Tiani au Niger : cinq ans de pouvoir “modulables” et l’enterrement express de la démocratie

Dissolution des partis : l’obsession du pouvoir total

Tiani au Niger : cinq ans de pouvoir “modulables” et l’enterrement express de la démocratie

À peine installé sur le fauteuil présidentiel, le général Abdourahamane Tiani n’a pas perdu de temps : il s’offre cinq années de pouvoir sur-mesure, « modulables » s’il vous plaît, et dans la foulée, il dissout tous les partis politiques. Rideau. Circulez, il n’y a plus rien à voter. Un véritable braquage institutionnel, exécuté avec un calme glacial, comme si piétiner la démocratie devenait un acte administratif banal.

Pendant que les tambours résonnent à Niamey pour célébrer l’accession du putschiste à la présidence, la République, elle, se fait enterrer sans fleurs ni couronnes.

Cinq ans “modulables” : quand l’arbitraire devient une clause légale

Il fallait oser. Se faire investir chef d’État après un putsch, et proclamer une durée de transition de cinq ans « modulables selon les circonstances ». Autrement dit : “Je reste tant que ça m’arrange.” Le mot “modulable” n’est pas anodin. Il est l’expression même de l’arrogance militaro-politique, cette nouvelle race de dictateurs qui ne prend même plus la peine de mentir avec style.

En gros : Tiani pourra prolonger son règne à volonté. Si la “situation” l’exige. Si le “contexte” est défavorable. Si l’opposition fait mine de se réveiller. Si les partis contestent. Et justement… ils n’en auront même pas l’occasion.

Dissolution des partis : l’obsession du pouvoir total

Car à peine la formule de serment terminée, Tiani a signé la mise à mort de tous les partis politiques. Un décret. Froid. Brutal. Définitif. Tous les mouvements politiques sont suspendus, dissous, balayés d’un revers d’uniforme. Plus besoin d’opposants, de débats, d’élections, ou même de débats houleux au Parlement : la pensée unique est rétablie. Et celui qui bronche, direction le silence ou la cellule.

Voilà le projet. Pas une transition, mais une transgression. Pas une refondation démocratique, mais une confiscation absolue du pouvoir par des militaires qui prennent les institutions pour des trophées.

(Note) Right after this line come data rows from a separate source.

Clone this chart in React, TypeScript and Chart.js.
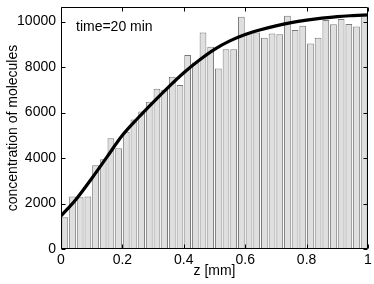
import React, { useEffect, useRef } from "react";
import { Chart, registerables } from "chart.js";

Chart.register(...registerables);

const binCenters = [
  0.0125, 0.0375, 0.0625, 0.0875, 0.1125, 0.1375, 0.1625, 0.1875, 0.2125, 0.2375,
  0.2625, 0.2875, 0.3125, 0.3375, 0.3625, 0.3875, 0.4125, 0.4375, 0.4625, 0.4875,
  0.5125, 0.5375, 0.5625, 0.5875, 0.6125, 0.6375, 0.6625, 0.6875, 0.7125, 0.7375,
  0.7625, 0.7875, 0.8125, 0.8375, 0.8625, 0.8875, 0.9125, 0.9375, 0.9625, 0.9875,
];
const binCounts = [
  1400, 2310, 2270, 2310, 3680, 3950, 4870, 4430, 5150, 5690,
  6050, 6470, 7050, 7000, 7570, 7210, 8530, 8200, 9520, 8890,
  7940, 8780, 8780, 10210, 9520, 9520, 9290, 9480, 9440, 10260,
  9630, 9820, 9040, 9290, 10070, 9880, 10110, 9890, 9780, 10320,
];
const curveZ = [
  0, 0.05, 0.1, 0.15, 0.2, 0.25, 0.3, 0.35, 0.4, 0.45, 0.5,
  0.55, 0.6, 0.65, 0.7, 0.75, 0.8, 0.85, 0.9, 0.95, 1,
];
const curveC = [
  1450, 2200, 3100, 4050, 5000, 5750, 6450, 7120, 7750, 8300, 8780,
  9150, 9430, 9640, 9810, 9950, 10060, 10150, 10220, 10260, 10290,
];
const xTicks = [0, 0.2, 0.4, 0.6, 0.8, 1];
const yTicks = [0, 2000, 4000, 6000, 8000, 10000];
const yMax = 10640;
const annotation = "time=20 min";
const xTitle = "z [mm]";
const yTitle = "concentration of molecules";

const FONT = "'Liberation Sans', Arial, Helvetica, sans-serif";

const matlabAxes = {
  id: "matlabAxes",
  afterDatasetsDraw(chart: any) {
    const { ctx, chartArea, scales } = chart;
    const { left, right, top, bottom } = chartArea;
    const x = scales.x;
    const y = scales.y;
    ctx.save();
    ctx.strokeStyle = "#000";
    ctx.lineWidth = 1;
    const L = Math.round(left) + 0.5;
    const R = Math.round(right) - 0.5;
    const T = Math.round(top) + 0.5;
    const B = Math.round(bottom) - 0.5;
    ctx.beginPath();
    ctx.rect(L, T, R - L, B - T);
    const tl = 4;
    for (const v of xTicks) {
      const px = Math.round(x.getPixelForValue(v)) + 0.5;
      ctx.moveTo(px, B);
      ctx.lineTo(px, B - tl);
      ctx.moveTo(px, T);
      ctx.lineTo(px, T + tl);
    }
    for (const v of yTicks) {
      const py = Math.round(y.getPixelForValue(v)) + 0.5;
      ctx.moveTo(L, py);
      ctx.lineTo(L + tl, py);
      ctx.moveTo(R, py);
      ctx.lineTo(R - tl, py);
    }
    ctx.stroke();
    ctx.fillStyle = "#000";
    ctx.font = `14px ${FONT}`;
    ctx.textBaseline = "middle";
    ctx.textAlign = "left";
    ctx.fillText(annotation, left + 15, top + 20);
    ctx.restore();
  },
};

export default function App() {
  const canvasRef = useRef<HTMLCanvasElement | null>(null);

  useEffect(() => {
    const canvas = canvasRef.current;
    if (!canvas) return;
    Chart.defaults.font.family = FONT;
    Chart.defaults.font.size = 14;
    Chart.defaults.color = "#000";

    const chart = new Chart(canvas, {
      type: "bar",
      data: {
        datasets: [
          {
            type: "line",
            data: curveZ.map((z, i) => ({ x: z, y: curveC[i] })),
            borderColor: "#000",
            borderWidth: 3.2,
            pointRadius: 0,
            fill: false,
            cubicInterpolationMode: "monotone",
            order: 0,
          } as any,
          {
            type: "bar",
            data: binCenters.map((z, i) => ({ x: z, y: binCounts[i] })),
            backgroundColor: "#dfdfdf",
            borderColor: "#7a7a7a",
            borderWidth: 1,
            borderSkipped: false,
            barPercentage: 0.88,
            categoryPercentage: 1,
            order: 1,
          } as any,
        ],
      },
      options: {
        animation: false,
        responsive: true,
        maintainAspectRatio: false,
        layout: { padding: { top: 7, right: 6, left: 0, bottom: 0 } },
        plugins: { legend: { display: false }, tooltip: { enabled: false } },
        scales: {
          x: {
            type: "linear",
            min: 0,
            max: 1,
            offset: false,
            grid: { display: false, drawTicks: false },
            border: { display: false },
            ticks: {
              padding: 3,
              maxRotation: 0,
              autoSkip: false,
              callback: (v: any) => String(Math.round(Number(v) * 10) / 10),
            },
            afterBuildTicks: (s: any) => {
              s.ticks = xTicks.map((v) => ({ value: v }));
            },
            afterFit: (s: any) => {
              s.height = 35;
              s.paddingLeft = 0;
              s.paddingRight = 0;
            },
            title: { display: true, text: xTitle, padding: { top: 0, bottom: 4 } },
          },
          y: {
            type: "linear",
            min: 0,
            max: yMax,
            grid: { display: false, drawTicks: false },
            border: { display: false },
            ticks: { padding: 5, callback: (v: any) => String(v) },
            afterBuildTicks: (s: any) => {
              s.ticks = yTicks.map((v) => ({ value: v }));
            },
            afterFit: (s: any) => {
              s.width = 61;
              s.paddingTop = 0;
              s.paddingBottom = 0;
            },
            title: { display: true, text: yTitle, padding: { top: 5, bottom: 0 } },
          },
        },
      } as any,
      plugins: [matlabAxes],
    });
    return () => chart.destroy();
  }, []);

  return (
    <div style={{ position: "fixed", left: 0, top: 0, width: 374, height: 284, background: "#fff" }}>
      <canvas ref={canvasRef} />
    </div>
  );
}
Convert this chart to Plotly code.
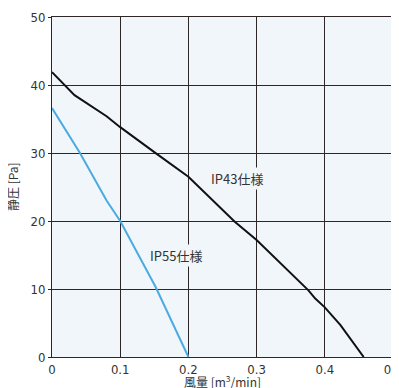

Une junte qui n’assume même plus son camouflage

Autrefois, les putschistes prenaient la peine de promettre des élections, de flatter la démocratie, de faire mine d’agir pour le peuple. Tiani, lui, assume la verticalité autoritaire, sans fioritures. Il gouverne par décret. Il muselle toute voix discordante. Il “module” la durée de son pouvoir comme un dictateur de salon. Et le peuple ? Spectateur contraint. Prisonnier d’un discours martial, pris en otage par une rhétorique nationaliste creuse, pendant que les libertés fondent comme neige au Sahel.

L’enterrement de la démocratie avec les honneurs militaires

Ce qui se joue au Niger dépasse le cadre national. C’est un laboratoire de la nouvelle tyrannie militaire post-moderne : pas de président élu, pas de partis, pas de contre-pouvoir, mais une façade institutionnelle entretenue par des communiqués, des fanfares et des décrets. Et pour maquiller l’ensemble : un mot magique, « souveraineté ».

Car chaque dictature a besoin de son vernis. Pour Tiani, ce sera la lutte contre les ingérences étrangères, le rejet des anciennes puissances, le retour à l’Afrique des Africains. Des slogans patriotiques détournés pour justifier l’extinction méthodique de la vie politique.

Pendant ce temps, la CEDEAO dort, et le peuple trinque

Et la communauté régionale ? Silence. Inertie. Complicité molle. La CEDEAO, déjà humiliée par les précédents coups d’État au Mali, au Burkina Faso et en Guinée, assiste en spectatrice à cette nouvelle mise en bière de la démocratie, sans la moindre réaction digne. Tout le monde regarde ailleurs.

Et le peuple nigérien, lui, voit ses droits s’évaporer. Il n’a plus de partis pour le représenter, plus de leaders pour parler en son nom, plus d’horizon politique. Juste une junte bien installée, bien armée, bien décidée à faire durer le supplice.

Le Niger de Tiani devient un cas d’école : comment transformer un coup d’État en pouvoir à vie, sans même un simulacre d’élection. Le tout, dans un calme glaçant.

Cinq ans de “transition modulable”. Une phrase. Et la démocratie, elle, est partie sans préavis.